The definition of MutableEnv wasn't important. Just standard free/operational monad stuff with constructors matching the three functions in the api.

But I was stuck on what to define Ref as. I didn't want some sort of class, I wanted it to be a concrete type as far as the type system was concerned.

Then late one night I was out for a walk and it hit me - what I essentially want is a type whose constructors are indexed by an argument type. But it had to be open, unlike a GADT - new interpreters could be added at will. And then it hit me. That's exactly what a data family is. An open, type-indexed family of data values.
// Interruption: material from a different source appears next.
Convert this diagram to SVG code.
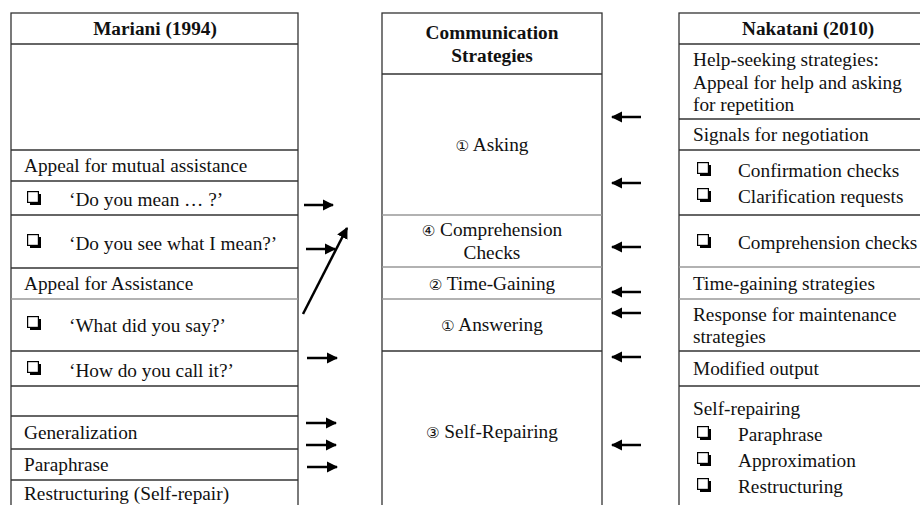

I could complete the api with just the following:

data family Ref (s :: k) :: * -> *

Then, dealing with the underlying representation for a Ref was no big deal. Just create a data instance (or newtype instance, more likely) whenever an interpreter for MutableEnv is defined.

This exact example isn't really useful. But it clearly illustrates something data families can do that injective type families can't.

Answer 3

type family T a = r | r -> a
data family D a

An injective type family T satisfies the injectivity axiom

if T a ~ T b then a ~ b

But a data family satisfies the much stronger generativity axiom

if D a ~ g b then D ~ g and a ~ b

(If you like: Because the instances of D define new types that are different from any existing types.)

In fact D itself is a legitimate type in the type system, unlike a type family like T, which can only ever appear in a fully saturated application like T a. This means

• D can be the argument to another type constructor, like MaybeT D. (MaybeT T is illegal.)

• You can define instances for D, like instance Functor D. (You can't define instances for a type family Functor T, and it would be unusable anyway because instance selection for, e.g., map :: Functor f => (a -> b) -> f a -> f b relies on the fact that from the type f a you can determine both f and a; for this to work f cannot be allowed to vary over type families, even injective ones.)